At the moment, this tiny patch of land hangs in limbo, as it has done since 1999. Neither free nor unfree, it officially remains part of Serbia but in practice is run by the United Nations. People-traffickers and drug dealers thrive in the vacuum. What cannot thrive there is responsible government or business, for no one, not even the Albanian diaspora, wants to invest in a territory whose owners are unknown.

For Serbia, the Vienna talks promise to be agonising. Desperate not to lose their claim to the land they think of as their nation's cradle, their last hope is that China or Russia will somehow stop Kosovo's Albanian majority emerging from the talks with independence.

That is not a realistic expectation. As only 100,000 Serbs remain in Kosovo out of a population of 2 million, there aren't enough Serbs for Belgrade to make a good case for resuming control over Kosovo. So, independence it will have to be, albeit with conditions that guarantee that the Albanians respect the right of the Serbs to manage their own enclaves.

But if there is no democratic case for refusing Kosovo's independence, the big powers need to work harder than they have done on bringing Serbia into Europe's mainstream.

The reason why is geography. Serbia lies on the junction between the Balkans and Near East on one hand, and the European Union's southern border in Hungary on the other. Most crime networks trying to penetrate Europe from the south-east pass through there, which is why Brussels has been investing money and energy into beefing up Serbia's border regime.

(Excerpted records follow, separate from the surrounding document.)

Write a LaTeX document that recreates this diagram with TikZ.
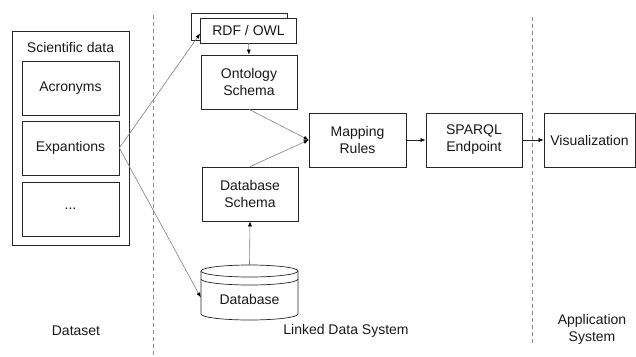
\documentclass[tikz,border=0pt]{standalone}
\usepackage{fontspec}
\setmainfont{Liberation Sans}
\usetikzlibrary{arrows.meta}
\begin{document}
\begin{tikzpicture}[x=1pt,y=-1pt,
  every node/.style={font=\fontsize{14}{17}\selectfont, text=black!90},
  box/.style={draw=black!85, line width=0.7pt, inner sep=0pt, align=center,
              minimum width=96pt, minimum height=54pt, fill=white},
  conn/.style={draw=black!50, line width=0.6pt, -{Latex[length=5pt,width=4pt,black]}},
  hconn/.style={draw=black!85, line width=0.6pt, -{Latex[length=5pt,width=4pt,black]}},
  sep/.style={draw=black!45, line width=0.6pt, dash pattern=on 4pt off 3pt}]
\useasboundingbox (0,0) rectangle (636,356);
% separators
\coordinate (s1t) at (153,15);
\coordinate (s1b) at (153,356);
\coordinate (s2t) at (532,17);
\coordinate (s2b) at (532,345);
\draw[sep] (s1t) -- (s1b);
\draw[sep] (s2t) -- (s2b);
% dataset
\node[box, minimum width=117pt, minimum height=214pt] (sci) at (70.5,138) {};
\node (scit) at (70.5,47) {Scientific data};
\node[box, minimum width=97pt] (acr) at (70.5,88) {Acronyms};
\node[box, minimum width=97pt] (exp) at (70.5,148) {Expantions};
\node[box, minimum width=97pt] (dots) at (70.5,209) {...};
% RDF / OWL
\node[box, minimum height=27pt] (rdfback) at (239.5,26.5) {};
\node[box, minimum height=25pt] (rdf) at (248.5,30.5) {RDF / OWL};
\node[box] (ont) at (249,82) {Ontology\\Schema};
\node[box] (dbs) at (250,194) {Database\\Schema};
% database cylinder
\node[minimum width=97pt, minimum height=55pt, inner sep=0pt] (db) at (249.5,292.5) {};
\draw[black!85, line width=0.7pt, fill=white]
  (201,271) -- (201,314) arc[start angle=180, end angle=360, x radius=48.5pt, y radius=6pt]
  -- (298,271);
\draw[black!85, line width=0.7pt, fill=white] (249.5,271) ellipse[x radius=48.5pt, y radius=6pt];
\draw[black!85, line width=0.7pt] (201,279) arc[start angle=180, end angle=360, x radius=48.5pt, y radius=6pt];
\node (dbt) at (249.5,299) {Database};
% right part
\node[box, minimum width=97pt] (map) at (357.5,140) {Mapping\\Rules};
\node[box] (sparql) at (474,140) {SPARQL\\Endpoint};
\node[box, minimum width=91pt] (vis) at (589.5,140) {Visualization};
% connectors
\draw[conn] (exp.east) -- ([yshift=-3pt]rdf.west);
\draw[conn] (exp.east) -- ([yshift=-5pt]db.west);
\draw[conn] (rdf.south) -- (ont.north);
\draw[conn] (db.north) -- (dbs.south);
\draw[conn] (ont.south) -- (map.west);
\draw[conn] (dbs.north) -- (map.west);
\draw[hconn] (map.east) -- (sparql.west);
\draw[hconn] (sparql.east) -- (vis.west);
% labels
\node (l1) at (76,331) {Dataset};
\node (l2) at (346,331) {Linked Data System};
\node[align=center] (l3) at (592,329) {Application\\System};
\end{tikzpicture}
\end{document}
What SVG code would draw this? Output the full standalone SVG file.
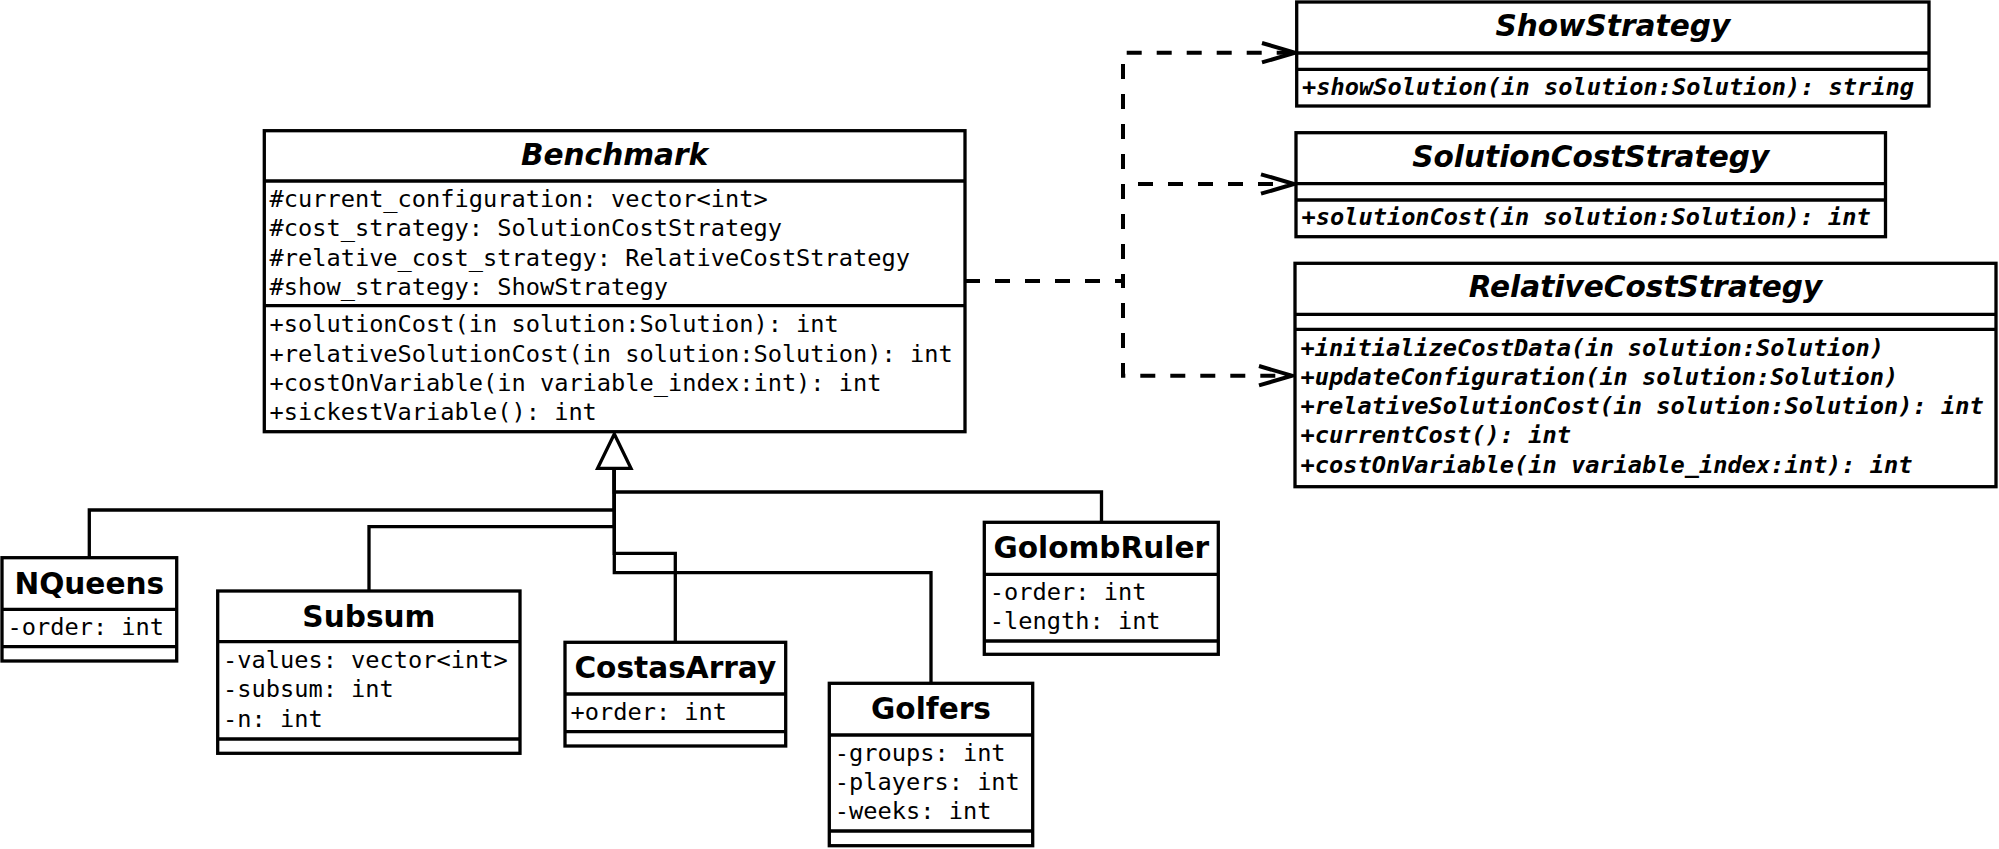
<svg xmlns="http://www.w3.org/2000/svg" width="1999" height="849" viewBox="0 0 1999 849">
<style>
.box{fill:#fff;stroke:#000;stroke-width:3.3}
.div{stroke:#000;stroke-width:3.3;fill:none}
.t{font-family:"DejaVu Sans","Liberation Sans",sans-serif;font-weight:bold;font-size:29.6px;text-anchor:middle;fill:#000}
.ti{font-style:italic}
.m{font-family:"DejaVu Sans Mono","Liberation Mono",monospace;font-size:23.65px;fill:#000}
.mi{font-weight:bold;font-style:italic}
.inh{fill:none;stroke:#000;stroke-width:3.3}
.dep{fill:none;stroke:#000;stroke-width:4;stroke-dasharray:15,15}
.head{fill:none;stroke:#000;stroke-width:4}
</style>
<rect width="1999" height="849" fill="#fff"/>
<g id="connectors">
<path class="inh" d="M89.3,557.7 V510 H614.3 V468.3"/>
<path class="inh" d="M369,591 V526.7 H614.3 V468.3"/>
<path class="inh" d="M1101.5,522.3 V492 H614.3 V468.3"/>
<path class="inh" d="M675.3,642.3 V553.3 H614.3 V468.3"/>
<path class="inh" d="M931,683.3 V572.7 H614.3 V468.3"/>
<path d="M614.3,434 L631,468.3 L597.6,468.3 Z" fill="#fff" stroke="#000" stroke-width="3.3" stroke-linejoin="miter"/>
<path class="dep" d="M965,281 H1123 V52.7 H1294"/>
<path class="dep" d="M965,281 H1123 V184 H1293"/>
<path class="dep" d="M965,281 H1123 V375.7 H1291"/>
<path class="head" d="M1262,43 L1295,52.7 L1262,62.4"/>
<path class="head" d="M1261,174.3 L1294,184 L1261,193.7"/>
<path class="head" d="M1259,366 L1292,375.7 L1259,385.4"/>
</g>
<g id="Benchmark">
<rect class="box" x="264.3" y="130.7" width="700.7" height="301"/>
<path class="div" d="M264.3,181 H965 M264.3,305.7 H965"/>
<text class="t ti" x="614.6" y="164.5">Benchmark</text>
<text class="m" x="269.5" y="207">#current_configuration: vector&lt;int&gt;</text>
<text class="m" x="269.5" y="236.3">#cost_strategy: SolutionCostStrategy</text>
<text class="m" x="269.5" y="265.6">#relative_cost_strategy: RelativeCostStrategy</text>
<text class="m" x="269.5" y="295">#show_strategy: ShowStrategy</text>
<text class="m" x="269.5" y="332.3">+solutionCost(in solution:Solution): int</text>
<text class="m" x="269.5" y="361.6">+relativeSolutionCost(in solution:Solution): int</text>
<text class="m" x="269.5" y="391">+costOnVariable(in variable_index:int): int</text>
<text class="m" x="269.5" y="420.3">+sickestVariable(): int</text>
</g>
<g id="ShowStrategy">
<rect class="box" x="1296.7" y="2" width="632.3" height="104"/>
<path class="div" d="M1296.7,53 H1929 M1296.7,69.3 H1929"/>
<text class="t ti" x="1612.8" y="35.5">ShowStrategy</text>
<text class="m mi" x="1302" y="95">+showSolution(in solution:Solution): string</text>
</g>
<g id="SolutionCostStrategy">
<rect class="box" x="1296" y="132.7" width="589.5" height="104"/>
<path class="div" d="M1296,183.7 H1885.5 M1296,200 H1885.5"/>
<text class="t ti" x="1590.7" y="166.5">SolutionCostStrategy</text>
<text class="m mi" x="1301.5" y="225">+solutionCost(in solution:Solution): int</text>
</g>
<g id="RelativeCostStrategy">
<rect class="box" x="1295" y="263.3" width="701" height="223.4"/>
<path class="div" d="M1295,314.3 H1996 M1295,329.3 H1996"/>
<text class="t ti" x="1645.5" y="297">RelativeCostStrategy</text>
<text class="m mi" x="1300.5" y="355.5">+initializeCostData(in solution:Solution)</text>
<text class="m mi" x="1300.5" y="384.8">+updateConfiguration(in solution:Solution)</text>
<text class="m mi" x="1300.5" y="414.1">+relativeSolutionCost(in solution:Solution): int</text>
<text class="m mi" x="1300.5" y="443.4">+currentCost(): int</text>
<text class="m mi" x="1300.5" y="472.7">+costOnVariable(in variable_index:int): int</text>
</g>
<g id="NQueens">
<rect class="box" x="2" y="557.7" width="174.7" height="103.3"/>
<path class="div" d="M2,609.3 H176.7 M2,646.7 H176.7"/>
<text class="t" x="89.3" y="594">NQueens</text>
<text class="m" x="7.5" y="635">-order: int</text>
</g>
<g id="Subsum">
<rect class="box" x="217.7" y="591" width="302.3" height="162.3"/>
<path class="div" d="M217.7,641.7 H520 M217.7,739 H520"/>
<text class="t" x="368.9" y="627">Subsum</text>
<text class="m" x="223" y="668">-values: vector&lt;int&gt;</text>
<text class="m" x="223" y="697.3">-subsum: int</text>
<text class="m" x="223" y="726.6">-n: int</text>
</g>
<g id="CostasArray">
<rect class="box" x="565" y="642.3" width="220.7" height="103.7"/>
<path class="div" d="M565,694 H785.7 M565,731.7 H785.7"/>
<text class="t" x="675.3" y="678.3">CostasArray</text>
<text class="m" x="570.5" y="720">+order: int</text>
</g>
<g id="Golfers">
<rect class="box" x="829.3" y="683.3" width="203.4" height="162.4"/>
<path class="div" d="M829.3,735 H1032.7 M829.3,831 H1032.7"/>
<text class="t" x="931" y="719">Golfers</text>
<text class="m" x="834.8" y="760.5">-groups: int</text>
<text class="m" x="834.8" y="789.8">-players: int</text>
<text class="m" x="834.8" y="819.1">-weeks: int</text>
</g>
<g id="GolombRuler">
<rect class="box" x="984.3" y="522.3" width="234" height="132"/>
<path class="div" d="M984.3,574.3 H1218.3 M984.3,641 H1218.3"/>
<text class="t" x="1101.3" y="557.5">GolombRuler</text>
<text class="m" x="989.8" y="600">-order: int</text>
<text class="m" x="989.8" y="629.3">-length: int</text>
</g>
</svg>
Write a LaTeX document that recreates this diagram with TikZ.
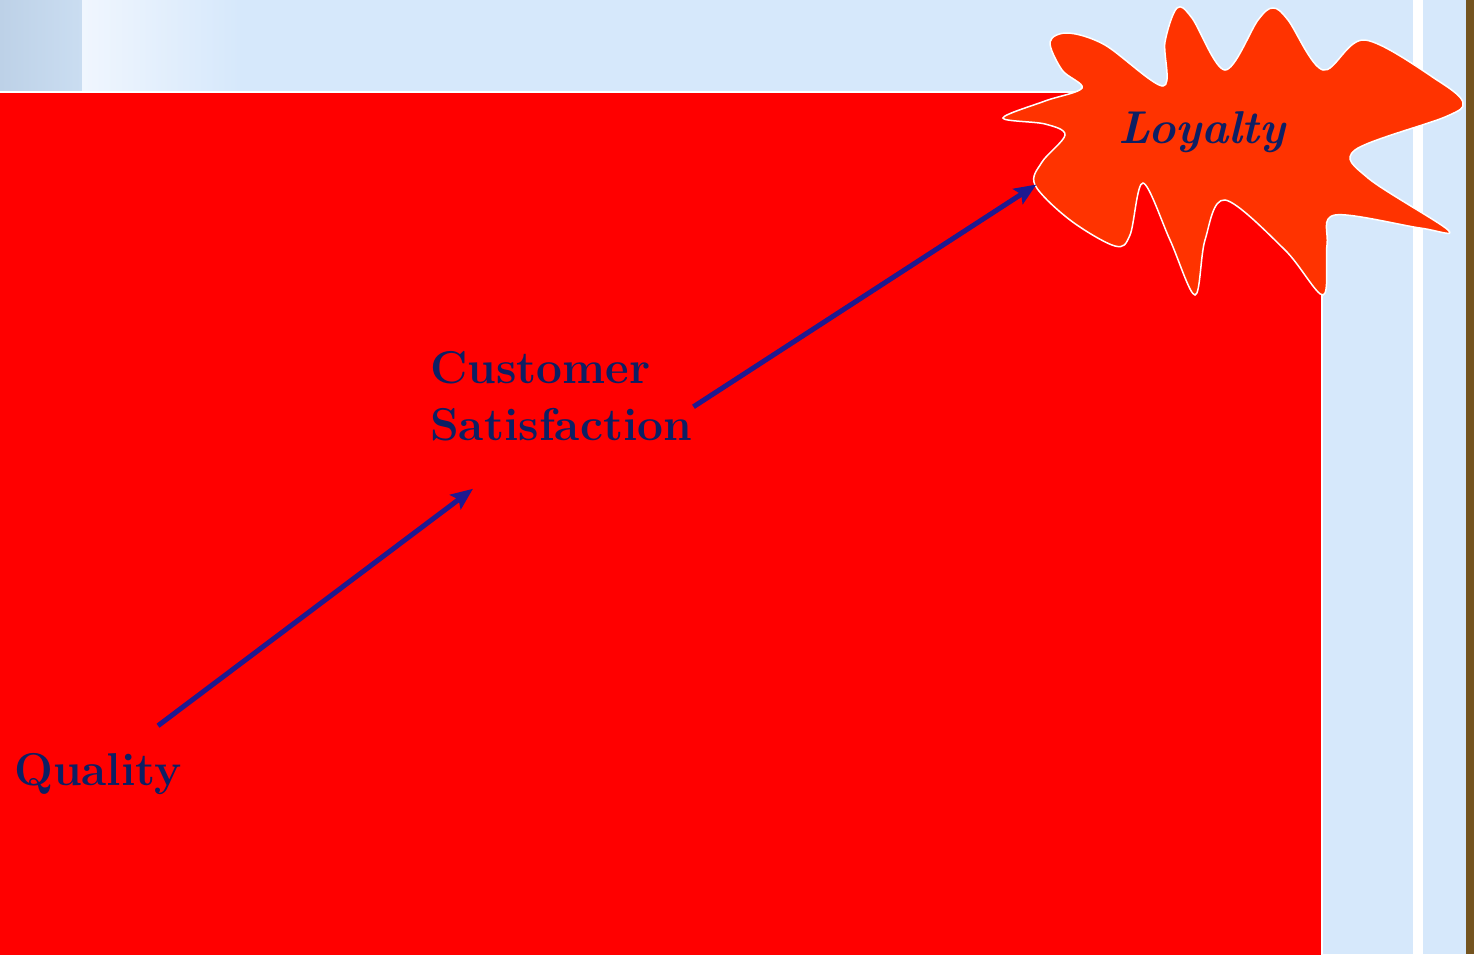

If the Serbs retaliate against Europe over the loss of Kosovo by relaxing all vigilance against traffickers, at the same time as sealing the border around Kosovo, Europe will surely feel an impact, while Kosovo itself will remain miserable - independent, perhaps, but an unstable economic desert for all that.

With Romania and Bulgaria expected to join the EU next January, Europe cannot pretend this is someone else's backyard. It isn't. Wearisome and complicated as it is, fixing the Balkans is our business, and we need to keep our minds trained if we are to finish the job.